All of this put me in mind of the poem. If Live, Stones Hear by Marie Ponsot in her collections of poems entitled "Easy".
Where there are two
choose more than one.
In the longing of silence
for sound
the longing of sound for
silence
makes waves. Are the winds
of outer space
an utterance
or simply the rush of change
are rivers under our ground
audible to stones and to moles.
or is their wet self-storage
self-contained
Between silence and sound
we are balancing darkness,
making light of it,
like the barren pear
that used to bloom
in front of Elaine's uplifting
Second Avenue,
like the acacia trees
perfuming the rue d'Alesia.
Ponsot's line "between silence and sound we are balancing darkness, making light of it" is a beautiful image of finding meaning in the surprises and setbacks, the tragedies and triumphs of life. Each of these, "silence and sound" long for each other. It is interesting that Ponsot does not frame these in a Manichean duality of light and darkness but of only darkness. Much of life is balancing degrees of suffering but, in so doing, we make light of that very darkness.

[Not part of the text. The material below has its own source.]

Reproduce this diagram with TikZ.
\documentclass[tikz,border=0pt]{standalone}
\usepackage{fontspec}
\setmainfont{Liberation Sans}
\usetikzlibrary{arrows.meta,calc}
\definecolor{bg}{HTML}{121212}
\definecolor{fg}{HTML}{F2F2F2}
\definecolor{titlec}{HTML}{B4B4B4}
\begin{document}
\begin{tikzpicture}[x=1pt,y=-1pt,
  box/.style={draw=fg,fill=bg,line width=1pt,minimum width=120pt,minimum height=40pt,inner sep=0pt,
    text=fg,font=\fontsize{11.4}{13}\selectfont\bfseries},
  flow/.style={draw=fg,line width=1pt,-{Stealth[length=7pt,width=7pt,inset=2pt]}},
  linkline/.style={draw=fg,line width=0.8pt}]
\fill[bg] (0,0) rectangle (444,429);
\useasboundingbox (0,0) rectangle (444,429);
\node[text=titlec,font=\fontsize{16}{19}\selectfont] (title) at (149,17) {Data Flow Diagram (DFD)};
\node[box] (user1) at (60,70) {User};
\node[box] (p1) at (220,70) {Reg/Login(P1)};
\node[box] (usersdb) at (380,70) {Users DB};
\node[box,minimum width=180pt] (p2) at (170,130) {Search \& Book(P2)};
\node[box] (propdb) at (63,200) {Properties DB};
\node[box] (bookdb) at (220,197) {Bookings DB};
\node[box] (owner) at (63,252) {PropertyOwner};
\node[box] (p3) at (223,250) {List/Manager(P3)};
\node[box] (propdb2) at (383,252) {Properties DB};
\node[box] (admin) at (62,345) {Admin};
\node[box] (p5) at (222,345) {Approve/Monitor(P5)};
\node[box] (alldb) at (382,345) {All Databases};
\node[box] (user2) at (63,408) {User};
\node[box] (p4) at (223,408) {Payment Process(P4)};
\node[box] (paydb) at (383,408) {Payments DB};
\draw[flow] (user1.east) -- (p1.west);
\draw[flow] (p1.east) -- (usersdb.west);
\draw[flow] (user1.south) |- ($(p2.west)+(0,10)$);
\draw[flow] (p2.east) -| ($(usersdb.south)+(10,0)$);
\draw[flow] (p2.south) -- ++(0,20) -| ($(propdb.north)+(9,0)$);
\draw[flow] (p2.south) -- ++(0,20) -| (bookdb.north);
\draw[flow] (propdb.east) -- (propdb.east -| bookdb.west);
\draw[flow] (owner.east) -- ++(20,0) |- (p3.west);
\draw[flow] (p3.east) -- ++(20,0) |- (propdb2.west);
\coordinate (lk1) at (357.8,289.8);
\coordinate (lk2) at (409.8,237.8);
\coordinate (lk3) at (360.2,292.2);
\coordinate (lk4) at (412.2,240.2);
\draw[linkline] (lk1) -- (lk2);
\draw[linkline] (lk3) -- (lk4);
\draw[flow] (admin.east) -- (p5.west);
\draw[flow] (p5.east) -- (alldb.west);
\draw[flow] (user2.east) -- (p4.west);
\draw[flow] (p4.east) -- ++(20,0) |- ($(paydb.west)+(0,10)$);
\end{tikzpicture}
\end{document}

It is a powerful image speaking of our ability to be co-Creators with God who creates ex nihilo (out of nothing). By analogy, we too, create, while not ex nihilo - out of the void that exists between "silence and sound".
The gap between silence and sound is where we, as interpreters, stand and ultimately create life's elan.
This balance between the longing of silence for sound and sound for silence requires a finally attuned and attentive ear to locate that slight gap that science has not even developed a word for. It also requires that we participate in the relationship and desire that each of these (silence and sound) have for the other. It is in that very space that life emerges.